Last September student Angelos Sofocleous, studying philosophy MA at Durham, was sacked from his role as assistant editor of the university’s philosophy journal for retweeting an article in The Spectator. His crime was to have added to the tweet “RT (retweet) if women don’t have penises”. A not inappropriate comment given that the title of the article by James Kirkup was “Is it a crime to say women don’t have penises?”

He was notified via an email from the President of the Philosophy Society saying he had been removed from his position following a vote by the society. The email stated that his comments served to “belittle trans experiences” and were “transphobic”.

The Philosophy Society’s official website says that to join “No prior philosophy knowledge is needed, only an open mind”. There must have been a putsch and the society has been taken over by a bunch or retarded snowflakes.

But it gets worse. Angelos was invited to speak at a University of Bristol Free Speech Society meeting entitled “Is there a problem with Free Speech on campus”. As someone who had suffered from a lack of free speech recently, he was a good choice of speaker. However, the University of Bristol Student Union banned him from the panel discussion and told the Free Speech Society to disinvite him. Their lame excuse was that having consulted with the police, the union deemed his presence would be “highly likely” to cause “public disorder”. A request for a copy of the claimed “assessment report” was declined, probably because it doesn’t exist.

The University of Bristol Free Speech Society subsequently issued the following statement:

February 9 at 1:47 PM ·
STATEMENT REGARDING UPCOMING PANEL EVENT:

We are saddened to inform you that due to Student Union bureaucracy we have been forced to cancel the invitation we extended to Angelos Sofocleous to be on our panel discussion on free speech. We have given the SU plenty of notice for this event. But they felt it proper to cancel his attendance in the last minute, citing “security concerns”. For context, Angelos is a full time student at Durham University who lives amongst students on campus. We leave it to the public to reach their own conclusions with regards to the SU’s intentions.

In the government’s guidance for students on free speech released last year it states, “Students should not be deterred from organising events due to over-bureaucratic procedures”. Ironically, the first question we intended to put before our panel – ‘is there a problem with free speech on campus?’ – has been answered for us loud and clear.

Our event will still be going ahead with the other panellists and will be open for students as well as to the public. We encourage anyone who cares about free speech to turn up to show their support for the cause. Tickets are free, but mandatory.

We are happy to give statements to the press. Message us on our page.

The saga ends with Angelos Sofocleous, having already purchased his rail ticket, attending the meeting as a member of the audience.
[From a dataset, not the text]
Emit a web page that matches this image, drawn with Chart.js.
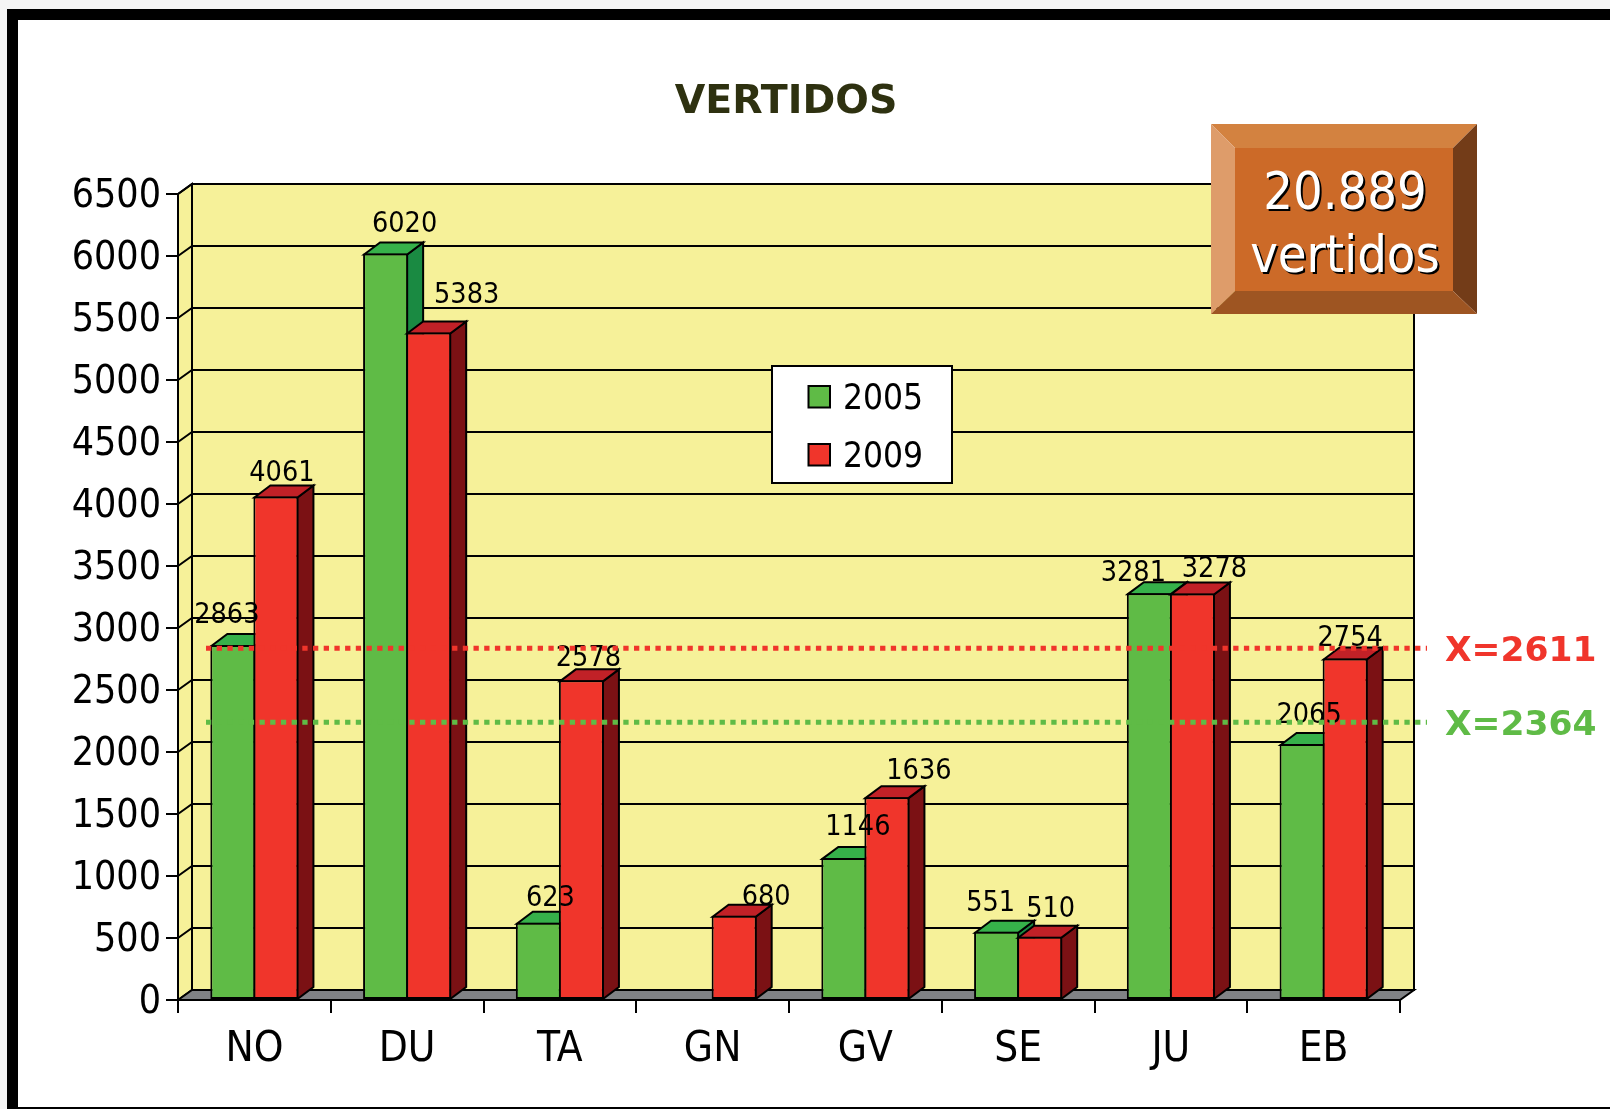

As the meeting started an audience member shouted, “why can’t he just go up there?”. After consultation with the other panellists he was invited onto the stage to complete the panel as originally planned.

There was no public disorder, the police were not called and there was no protest of any kind, but there was a sensible and interesting debate. It will be interesting to see where these two universities are in the 2018 Free Speech University Rankings.